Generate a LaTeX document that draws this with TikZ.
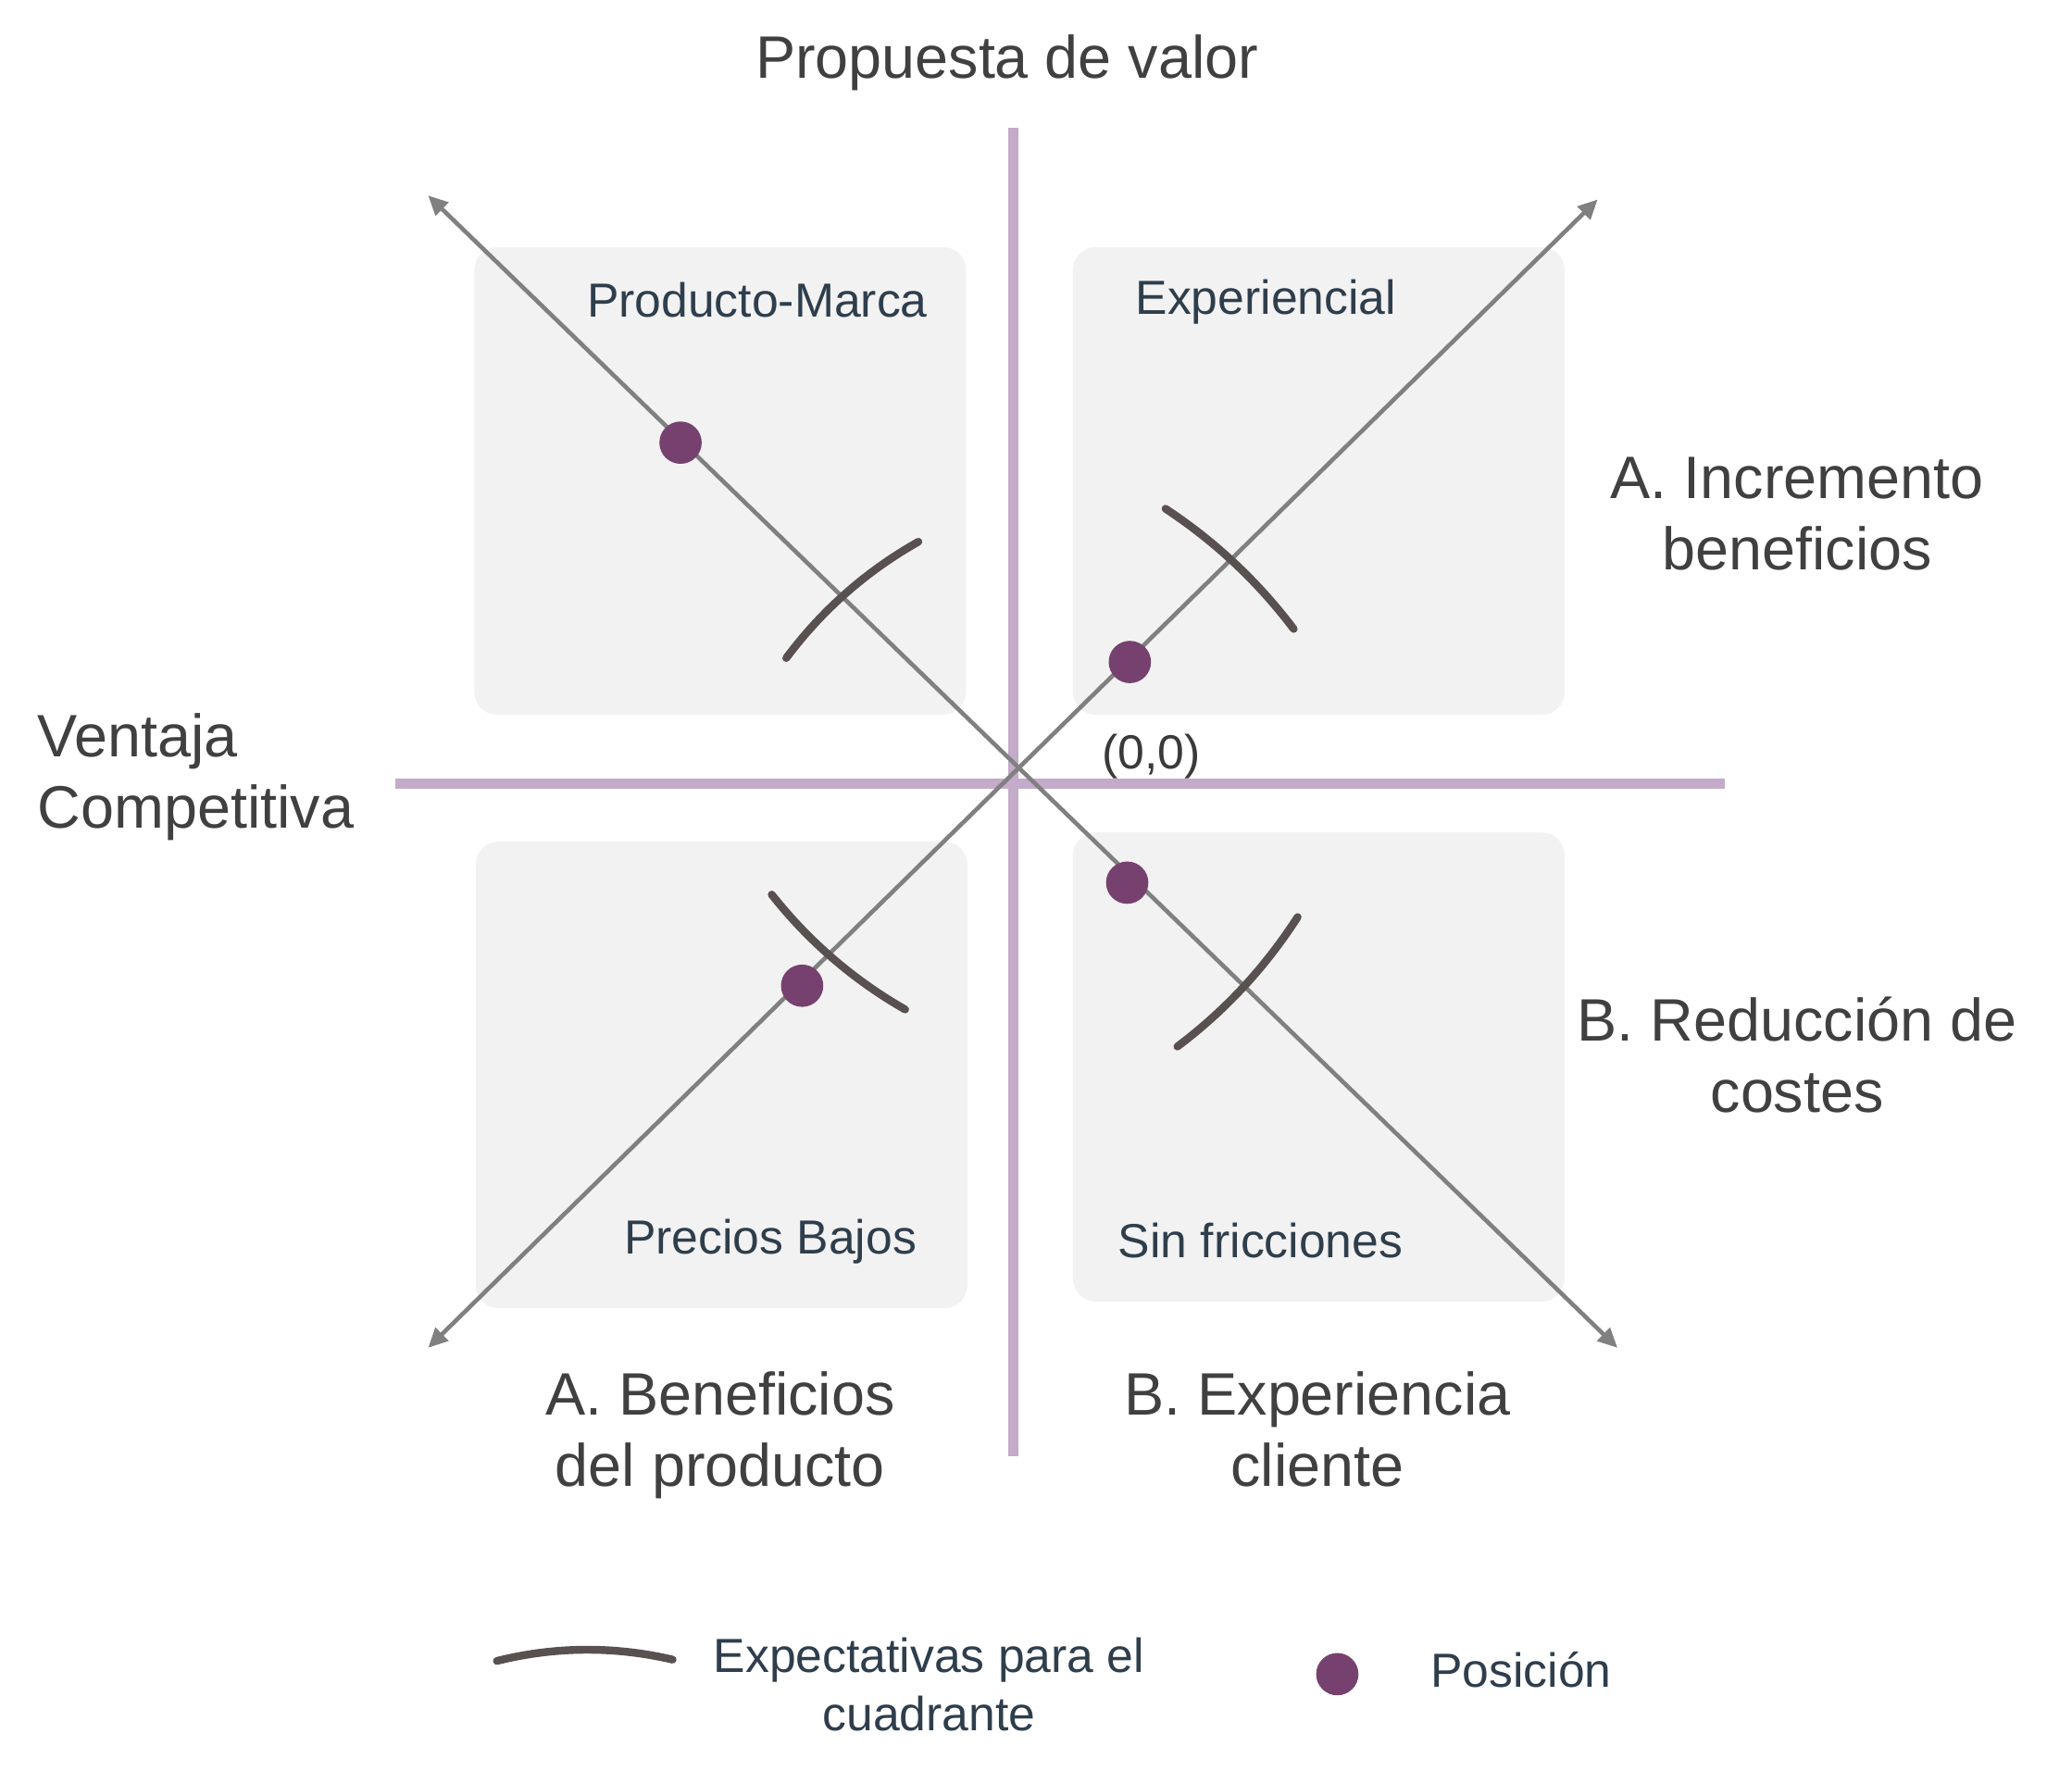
\documentclass[tikz,border=0pt]{standalone}
\usepackage{fontspec}
\setmainfont{Liberation Sans}
\usetikzlibrary{arrows.meta}
\definecolor{axispurple}{HTML}{C3ABC9}
\definecolor{boxgray}{HTML}{F2F2F2}
\definecolor{diaggray}{HTML}{808080}
\definecolor{expcol}{HTML}{595050}
\definecolor{dotcol}{HTML}{77416F}
\definecolor{bigtext}{HTML}{404040}
\definecolor{smalltext}{HTML}{2F3E4C}
\begin{document}
\begin{tikzpicture}[x=0.014273cm,y=-0.014273cm,
  quad/.style={fill=boxgray, rounded corners=7pt},
  axisline/.style={draw=axispurple, line width=3.1pt},
  diag/.style={draw=diaggray, line width=1.3pt, {Triangle[length=6pt,width=5.5pt]}-{Triangle[length=6pt,width=5.5pt]}},
  expect/.style={draw=expcol, line width=2.4pt, line cap=round},
  posdot/.style={circle, fill=dotcol, minimum size=13pt, inner sep=0pt},
  big/.style={text=bigtext, font=\fontsize{18.4}{21.9}\selectfont, inner sep=0pt},
  small/.style={text=smalltext, font=\fontsize{14.7}{17.9}\selectfont, inner sep=0pt}]
\useasboundingbox[fill=white] (0,0) rectangle (1568,1340);
% quadrant boxes
\path[quad] (359,187) rectangle (731,541);
\path[quad] (812,187) rectangle (1184,541);
\path[quad] (360,637) rectangle (732,990);
\path[quad] (812,630) rectangle (1184,985);
% axes
\coordinate (vtop) at (767,97);
\coordinate (vbot) at (767,1102);
\coordinate (hleft) at (299,593);
\coordinate (hright) at (1305,593);
\draw[axisline] (vtop) -- (vbot);
\draw[axisline] (hleft) -- (hright);
% diagonals
\coordinate (nw) at (324,148);
\coordinate (se) at (1224,1020);
\coordinate (ne) at (1209,151);
\coordinate (sw) at (324,1020);
\draw[diag] (nw) -- (se);
\draw[diag] (sw) -- (ne);
% expectation curves
\coordinate (e1a) at (595,498); \coordinate (e1b) at (695,410);
\coordinate (e2a) at (882,385); \coordinate (e2b) at (979,476);
\coordinate (e3a) at (584,677); \coordinate (e3b) at (685,764);
\coordinate (e4a) at (982,694); \coordinate (e4b) at (891,792);
\draw[expect] (e1a) .. controls (622.2,461.6) and (655.5,432.3) .. (e1b);
\draw[expect] (e2a) .. controls (919.5,409.7) and (951.9,440.1) .. (e2b);
\draw[expect] (e3a) .. controls (612.1,712.5) and (645.7,741.5) .. (e3b);
\draw[expect] (e4a) .. controls (957.5,732.1) and (927.2,764.8) .. (e4b);
% position dots
\node[posdot] (p1) at (515,335) {};
\node[posdot] (p2) at (855,501) {};
\node[posdot] (p3) at (607,746) {};
\node[posdot] (p4) at (853,668) {};
% texts
\node[big, anchor=base] (title) at (762,59) {Propuesta de valor};
\node[big, anchor=base west, align=left] (ventaja) at (28,627) {Ventaja\\Competitiva};
\node[big, anchor=base, align=center] (incr) at (1360,431) {A. Incremento\\beneficios};
\node[big, anchor=base, align=center] (reduc) at (1360,842) {B. Reducción de\\costes};
\node[big, anchor=base, align=center] (benef) at (545,1125) {A. Beneficios\\del producto};
\node[big, anchor=base, align=center] (exper) at (997,1125) {B. Experiencia\\cliente};
\node[small, anchor=base] (q1) at (573,240) {Producto-Marca};
\node[small, anchor=base] (q2) at (958,238) {Experiencial};
\node[small, anchor=base] (q3) at (583,949) {Precios Bajos};
\node[small, anchor=base] (q4) at (954,952) {Sin fricciones};
\node[small, anchor=base, text=bigtext!90!black] (origin) at (871,582) {(0,0)};
% legend
\coordinate (la) at (376,1257);
\coordinate (lb) at (509,1256);
\draw[expect] (la) .. controls (420.3,1246) and (464.7,1245.7) .. (lb);
\node[small, anchor=base, align=center] (lt1) at (703,1310) {Expectativas para el\\cuadrante};
\node[posdot] (ldot) at (1012,1267) {};
\node[small, anchor=base] (lt2) at (1151,1277) {Posición};
\end{tikzpicture}
\end{document}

• _Stated exercise_: Except for the pictures, print the data above exactly.

• _Task solution_:
Generate a LaTeX document that draws this with TikZ.
\documentclass[tikz,border=0pt]{standalone}
\usepackage{fontspec}
\setmainfont{Liberation Sans}
\usetikzlibrary{arrows.meta}
\definecolor{axispurple}{HTML}{C3ABC9}
\definecolor{boxgray}{HTML}{F2F2F2}
\definecolor{diaggray}{HTML}{808080}
\definecolor{expcol}{HTML}{595050}
\definecolor{dotcol}{HTML}{77416F}
\definecolor{bigtext}{HTML}{404040}
\definecolor{smalltext}{HTML}{2F3E4C}
\begin{document}
\begin{tikzpicture}[x=0.014273cm,y=-0.014273cm,
  quad/.style={fill=boxgray, rounded corners=7pt},
  axisline/.style={draw=axispurple, line width=3.1pt},
  diag/.style={draw=diaggray, line width=1.3pt, {Triangle[length=6pt,width=5.5pt]}-{Triangle[length=6pt,width=5.5pt]}},
  expect/.style={draw=expcol, line width=2.4pt, line cap=round},
  posdot/.style={circle, fill=dotcol, minimum size=13pt, inner sep=0pt},
  big/.style={text=bigtext, font=\fontsize{18.4}{21.9}\selectfont, inner sep=0pt},
  small/.style={text=smalltext, font=\fontsize{14.7}{17.9}\selectfont, inner sep=0pt}]
\useasboundingbox[fill=white] (0,0) rectangle (1568,1340);
% quadrant boxes
\path[quad] (359,187) rectangle (731,541);
\path[quad] (812,187) rectangle (1184,541);
\path[quad] (360,637) rectangle (732,990);
\path[quad] (812,630) rectangle (1184,985);
% axes
\coordinate (vtop) at (767,97);
\coordinate (vbot) at (767,1102);
\coordinate (hleft) at (299,593);
\coordinate (hright) at (1305,593);
\draw[axisline] (vtop) -- (vbot);
\draw[axisline] (hleft) -- (hright);
% diagonals
\coordinate (nw) at (324,148);
\coordinate (se) at (1224,1020);
\coordinate (ne) at (1209,151);
\coordinate (sw) at (324,1020);
\draw[diag] (nw) -- (se);
\draw[diag] (sw) -- (ne);
% expectation curves
\coordinate (e1a) at (595,498); \coordinate (e1b) at (695,410);
\coordinate (e2a) at (882,385); \coordinate (e2b) at (979,476);
\coordinate (e3a) at (584,677); \coordinate (e3b) at (685,764);
\coordinate (e4a) at (982,694); \coordinate (e4b) at (891,792);
\draw[expect] (e1a) .. controls (622.2,461.6) and (655.5,432.3) .. (e1b);
\draw[expect] (e2a) .. controls (919.5,409.7) and (951.9,440.1) .. (e2b);
\draw[expect] (e3a) .. controls (612.1,712.5) and (645.7,741.5) .. (e3b);
\draw[expect] (e4a) .. controls (957.5,732.1) and (927.2,764.8) .. (e4b);
% position dots
\node[posdot] (p1) at (515,335) {};
\node[posdot] (p2) at (855,501) {};
\node[posdot] (p3) at (607,746) {};
\node[posdot] (p4) at (853,668) {};
% texts
\node[big, anchor=base] (title) at (762,59) {Propuesta de valor};
\node[big, anchor=base west, align=left] (ventaja) at (28,627) {Ventaja\\Competitiva};
\node[big, anchor=base, align=center] (incr) at (1360,431) {A. Incremento\\beneficios};
\node[big, anchor=base, align=center] (reduc) at (1360,842) {B. Reducción de\\costes};
\node[big, anchor=base, align=center] (benef) at (545,1125) {A. Beneficios\\del producto};
\node[big, anchor=base, align=center] (exper) at (997,1125) {B. Experiencia\\cliente};
\node[small, anchor=base] (q1) at (573,240) {Producto-Marca};
\node[small, anchor=base] (q2) at (958,238) {Experiencial};
\node[small, anchor=base] (q3) at (583,949) {Precios Bajos};
\node[small, anchor=base] (q4) at (954,952) {Sin fricciones};
\node[small, anchor=base, text=bigtext!90!black] (origin) at (871,582) {(0,0)};
% legend
\coordinate (la) at (376,1257);
\coordinate (lb) at (509,1256);
\draw[expect] (la) .. controls (420.3,1246) and (464.7,1245.7) .. (lb);
\node[small, anchor=base, align=center] (lt1) at (703,1310) {Expectativas para el\\cuadrante};
\node[posdot] (ldot) at (1012,1267) {};
\node[small, anchor=base] (lt2) at (1151,1277) {Posición};
\end{tikzpicture}
\end{document}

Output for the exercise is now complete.